:: DATA ::
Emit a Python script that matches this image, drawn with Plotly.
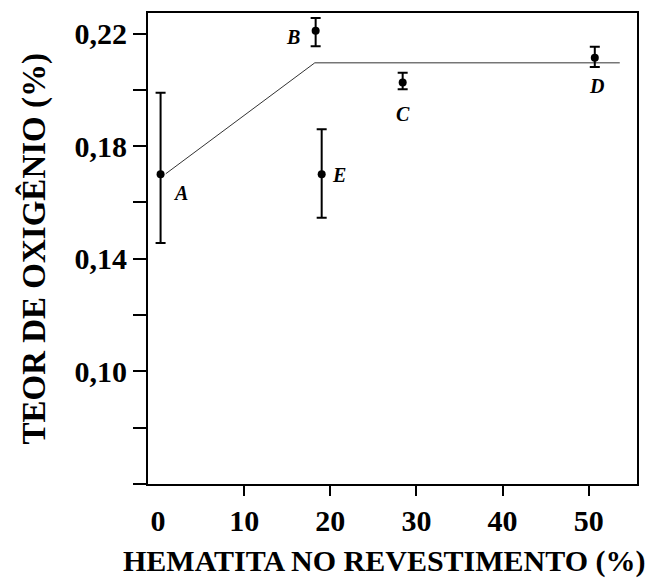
import plotly.graph_objects as go

# ---- data ----
labels = ["A", "B", "C", "D", "E"]
hematita = [0.3, 18.3, 28.4, 50.7, 19.0]          # % hematita no revestimento
oxigenio = [0.170, 0.221, 0.2026, 0.2114, 0.170]   # teor de oxigênio (%)
err_plus = [0.029, 0.0045, 0.0035, 0.0039, 0.016]
err_minus = [0.0244, 0.0055, 0.0024, 0.0033, 0.0154]

trend_x = [0.9, 18.2, 53.6]
trend_y = [0.1702, 0.2096, 0.2096]

x_ticks = [0, 10, 20, 30, 40, 50]
x_minor = [10, 20, 30, 40, 50]
y_ticks = [0.10, 0.14, 0.18, 0.22]
y_tick_text = ["0,10", "0,14", "0,18", "0,22"]
y_minor = [0.06, 0.08, 0.12, 0.16, 0.20]

# label offsets (pixels) from each point
label_dx = [20, -23, 0, 2, 17]
label_dy = [-19, -6, -31, -28, -1]

FONT = "Liberation Serif"

fig = go.Figure()
fig.add_trace(go.Scatter(
    x=trend_x, y=trend_y, mode="lines",
    line=dict(color="#333333", width=1), hoverinfo="skip", showlegend=False))
fig.add_trace(go.Scatter(
    x=hematita, y=oxigenio, mode="markers",
    marker=dict(color="black", size=8),
    error_y=dict(type="data", symmetric=False, array=err_plus, arrayminus=err_minus,
                 color="black", thickness=2, width=5),
    showlegend=False))

for lab, xv, yv, dx, dy in zip(labels, hematita, oxigenio, label_dx, label_dy):
    fig.add_annotation(x=xv, y=yv, text=lab, showarrow=False,
                       xshift=dx, yshift=dy,
                       font=dict(family=FONT, size=20, color="black",
                                 weight="bold", style="italic"))

# axis titles as annotations for precise placement
fig.add_annotation(xref="paper", yref="paper", x=0.5, y=0,
                   text="HEMATITA NO REVESTIMENTO (%)", showarrow=False,
                   xanchor="center", yanchor="middle", xshift=-8, yshift=-77,
                   font=dict(family=FONT, size=30, color="black", weight="bold"))
fig.add_annotation(xref="paper", yref="paper", x=0, y=0.5,
                   text="TEOR DE OXIGÊNIO (%)", showarrow=False, textangle=-90,
                   xanchor="center", yanchor="middle", xshift=-115, yshift=-1,
                   font=dict(family=FONT, size=33, color="black", weight="bold"))

fig.update_xaxes(
    range=[-1.16, 55.6], tickvals=x_ticks, ticks="", showgrid=False, zeroline=False,
    showline=True, linecolor="black", linewidth=2, mirror=True,
    tickfont=dict(family=FONT, size=30, color="black", weight="bold"),
    ticklabelstandoff=9,
    minor=dict(tickvals=x_minor, ticks="outside", ticklen=10, tickwidth=2, tickcolor="black",
               showgrid=False))
fig.update_yaxes(
    range=[0.06, 0.2273], tickvals=y_ticks, ticktext=y_tick_text,
    ticks="outside", ticklen=13, tickwidth=2, tickcolor="black",
    showgrid=False, zeroline=False,
    showline=True, linecolor="black", linewidth=2, mirror=True,
    tickfont=dict(family=FONT, size=30, color="black", weight="bold"),
    minor=dict(tickvals=y_minor, ticks="outside", ticklen=13, tickwidth=2, tickcolor="black",
               showgrid=False))

# page body has an 8px default margin, so the figure is sized/margined to compensate
fig.update_layout(
    width=650, height=575,
    margin=dict(l=140, r=21, t=3, b=99),
    paper_bgcolor="white", plot_bgcolor="white",
    font=dict(family=FONT, color="black"))

fig.write_html("out.html")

:: DIRECTION ::
Go through the data above and transcribe it in full, omitting any image.

:: SOLVED PROBLEM ::
Emit a Python script that matches this image, drawn with Plotly.
import plotly.graph_objects as go

# ---- data ----
labels = ["A", "B", "C", "D", "E"]
hematita = [0.3, 18.3, 28.4, 50.7, 19.0]          # % hematita no revestimento
oxigenio = [0.170, 0.221, 0.2026, 0.2114, 0.170]   # teor de oxigênio (%)
err_plus = [0.029, 0.0045, 0.0035, 0.0039, 0.016]
err_minus = [0.0244, 0.0055, 0.0024, 0.0033, 0.0154]

trend_x = [0.9, 18.2, 53.6]
trend_y = [0.1702, 0.2096, 0.2096]

x_ticks = [0, 10, 20, 30, 40, 50]
x_minor = [10, 20, 30, 40, 50]
y_ticks = [0.10, 0.14, 0.18, 0.22]
y_tick_text = ["0,10", "0,14", "0,18", "0,22"]
y_minor = [0.06, 0.08, 0.12, 0.16, 0.20]

# label offsets (pixels) from each point
label_dx = [20, -23, 0, 2, 17]
label_dy = [-19, -6, -31, -28, -1]

FONT = "Liberation Serif"

fig = go.Figure()
fig.add_trace(go.Scatter(
    x=trend_x, y=trend_y, mode="lines",
    line=dict(color="#333333", width=1), hoverinfo="skip", showlegend=False))
fig.add_trace(go.Scatter(
    x=hematita, y=oxigenio, mode="markers",
    marker=dict(color="black", size=8),
    error_y=dict(type="data", symmetric=False, array=err_plus, arrayminus=err_minus,
                 color="black", thickness=2, width=5),
    showlegend=False))

for lab, xv, yv, dx, dy in zip(labels, hematita, oxigenio, label_dx, label_dy):
    fig.add_annotation(x=xv, y=yv, text=lab, showarrow=False,
                       xshift=dx, yshift=dy,
                       font=dict(family=FONT, size=20, color="black",
                                 weight="bold", style="italic"))

# axis titles as annotations for precise placement
fig.add_annotation(xref="paper", yref="paper", x=0.5, y=0,
                   text="HEMATITA NO REVESTIMENTO (%)", showarrow=False,
                   xanchor="center", yanchor="middle", xshift=-8, yshift=-77,
                   font=dict(family=FONT, size=30, color="black", weight="bold"))
fig.add_annotation(xref="paper", yref="paper", x=0, y=0.5,
                   text="TEOR DE OXIGÊNIO (%)", showarrow=False, textangle=-90,
                   xanchor="center", yanchor="middle", xshift=-115, yshift=-1,
                   font=dict(family=FONT, size=33, color="black", weight="bold"))

fig.update_xaxes(
    range=[-1.16, 55.6], tickvals=x_ticks, ticks="", showgrid=False, zeroline=False,
    showline=True, linecolor="black", linewidth=2, mirror=True,
    tickfont=dict(family=FONT, size=30, color="black", weight="bold"),
    ticklabelstandoff=9,
    minor=dict(tickvals=x_minor, ticks="outside", ticklen=10, tickwidth=2, tickcolor="black",
               showgrid=False))
fig.update_yaxes(
    range=[0.06, 0.2273], tickvals=y_ticks, ticktext=y_tick_text,
    ticks="outside", ticklen=13, tickwidth=2, tickcolor="black",
    showgrid=False, zeroline=False,
    showline=True, linecolor="black", linewidth=2, mirror=True,
    tickfont=dict(family=FONT, size=30, color="black", weight="bold"),
    minor=dict(tickvals=y_minor, ticks="outside", ticklen=13, tickwidth=2, tickcolor="black",
               showgrid=False))

# page body has an 8px default margin, so the figure is sized/margined to compensate
fig.update_layout(
    width=650, height=575,
    margin=dict(l=140, r=21, t=3, b=99),
    paper_bgcolor="white", plot_bgcolor="white",
    font=dict(family=FONT, color="black"))

fig.write_html("out.html")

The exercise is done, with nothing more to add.